**TO DO**
Quote the listing below in its entirety.

====

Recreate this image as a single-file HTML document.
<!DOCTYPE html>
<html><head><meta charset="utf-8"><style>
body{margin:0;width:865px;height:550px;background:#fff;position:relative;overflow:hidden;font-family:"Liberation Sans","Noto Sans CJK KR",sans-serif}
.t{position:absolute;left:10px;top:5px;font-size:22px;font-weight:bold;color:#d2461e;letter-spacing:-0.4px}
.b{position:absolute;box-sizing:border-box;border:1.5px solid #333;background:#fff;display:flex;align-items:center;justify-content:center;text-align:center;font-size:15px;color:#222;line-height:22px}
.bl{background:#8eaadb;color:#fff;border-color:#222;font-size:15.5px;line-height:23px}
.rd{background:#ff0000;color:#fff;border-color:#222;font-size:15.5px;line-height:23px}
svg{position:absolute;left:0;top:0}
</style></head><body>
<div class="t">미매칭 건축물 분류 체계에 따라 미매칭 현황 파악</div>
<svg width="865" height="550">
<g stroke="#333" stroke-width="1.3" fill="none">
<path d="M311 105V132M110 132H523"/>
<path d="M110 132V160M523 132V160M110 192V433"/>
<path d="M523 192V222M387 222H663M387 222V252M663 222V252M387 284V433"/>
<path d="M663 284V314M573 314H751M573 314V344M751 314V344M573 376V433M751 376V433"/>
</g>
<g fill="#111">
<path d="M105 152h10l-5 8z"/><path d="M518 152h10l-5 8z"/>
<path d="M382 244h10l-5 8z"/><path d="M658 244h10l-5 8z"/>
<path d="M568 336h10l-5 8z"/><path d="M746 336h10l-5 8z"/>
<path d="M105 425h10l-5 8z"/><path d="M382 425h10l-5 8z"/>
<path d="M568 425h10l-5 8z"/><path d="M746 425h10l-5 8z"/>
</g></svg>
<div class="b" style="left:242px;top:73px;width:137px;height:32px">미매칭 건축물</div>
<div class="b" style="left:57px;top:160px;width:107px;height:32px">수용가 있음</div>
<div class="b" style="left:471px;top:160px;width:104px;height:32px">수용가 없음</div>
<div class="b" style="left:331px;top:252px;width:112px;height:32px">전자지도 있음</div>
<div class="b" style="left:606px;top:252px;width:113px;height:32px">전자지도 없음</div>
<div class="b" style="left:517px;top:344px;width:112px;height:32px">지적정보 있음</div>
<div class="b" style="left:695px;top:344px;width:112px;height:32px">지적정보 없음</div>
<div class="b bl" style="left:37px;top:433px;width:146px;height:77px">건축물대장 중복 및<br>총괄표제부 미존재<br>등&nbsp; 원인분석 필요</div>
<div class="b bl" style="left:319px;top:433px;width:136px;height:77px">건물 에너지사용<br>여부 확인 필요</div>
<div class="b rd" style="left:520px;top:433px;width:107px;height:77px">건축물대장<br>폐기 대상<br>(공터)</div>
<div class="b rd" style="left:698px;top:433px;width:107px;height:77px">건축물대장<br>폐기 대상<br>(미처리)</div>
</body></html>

====

**OUTPUT OF THE EXERCISE**
Recreate this image as a single-file HTML document.
<!DOCTYPE html>
<html><head><meta charset="utf-8"><style>
body{margin:0;width:865px;height:550px;background:#fff;position:relative;overflow:hidden;font-family:"Liberation Sans","Noto Sans CJK KR",sans-serif}
.t{position:absolute;left:10px;top:5px;font-size:22px;font-weight:bold;color:#d2461e;letter-spacing:-0.4px}
.b{position:absolute;box-sizing:border-box;border:1.5px solid #333;background:#fff;display:flex;align-items:center;justify-content:center;text-align:center;font-size:15px;color:#222;line-height:22px}
.bl{background:#8eaadb;color:#fff;border-color:#222;font-size:15.5px;line-height:23px}
.rd{background:#ff0000;color:#fff;border-color:#222;font-size:15.5px;line-height:23px}
svg{position:absolute;left:0;top:0}
</style></head><body>
<div class="t">미매칭 건축물 분류 체계에 따라 미매칭 현황 파악</div>
<svg width="865" height="550">
<g stroke="#333" stroke-width="1.3" fill="none">
<path d="M311 105V132M110 132H523"/>
<path d="M110 132V160M523 132V160M110 192V433"/>
<path d="M523 192V222M387 222H663M387 222V252M663 222V252M387 284V433"/>
<path d="M663 284V314M573 314H751M573 314V344M751 314V344M573 376V433M751 376V433"/>
</g>
<g fill="#111">
<path d="M105 152h10l-5 8z"/><path d="M518 152h10l-5 8z"/>
<path d="M382 244h10l-5 8z"/><path d="M658 244h10l-5 8z"/>
<path d="M568 336h10l-5 8z"/><path d="M746 336h10l-5 8z"/>
<path d="M105 425h10l-5 8z"/><path d="M382 425h10l-5 8z"/>
<path d="M568 425h10l-5 8z"/><path d="M746 425h10l-5 8z"/>
</g></svg>
<div class="b" style="left:242px;top:73px;width:137px;height:32px">미매칭 건축물</div>
<div class="b" style="left:57px;top:160px;width:107px;height:32px">수용가 있음</div>
<div class="b" style="left:471px;top:160px;width:104px;height:32px">수용가 없음</div>
<div class="b" style="left:331px;top:252px;width:112px;height:32px">전자지도 있음</div>
<div class="b" style="left:606px;top:252px;width:113px;height:32px">전자지도 없음</div>
<div class="b" style="left:517px;top:344px;width:112px;height:32px">지적정보 있음</div>
<div class="b" style="left:695px;top:344px;width:112px;height:32px">지적정보 없음</div>
<div class="b bl" style="left:37px;top:433px;width:146px;height:77px">건축물대장 중복 및<br>총괄표제부 미존재<br>등&nbsp; 원인분석 필요</div>
<div class="b bl" style="left:319px;top:433px;width:136px;height:77px">건물 에너지사용<br>여부 확인 필요</div>
<div class="b rd" style="left:520px;top:433px;width:107px;height:77px">건축물대장<br>폐기 대상<br>(공터)</div>
<div class="b rd" style="left:698px;top:433px;width:107px;height:77px">건축물대장<br>폐기 대상<br>(미처리)</div>
</body></html>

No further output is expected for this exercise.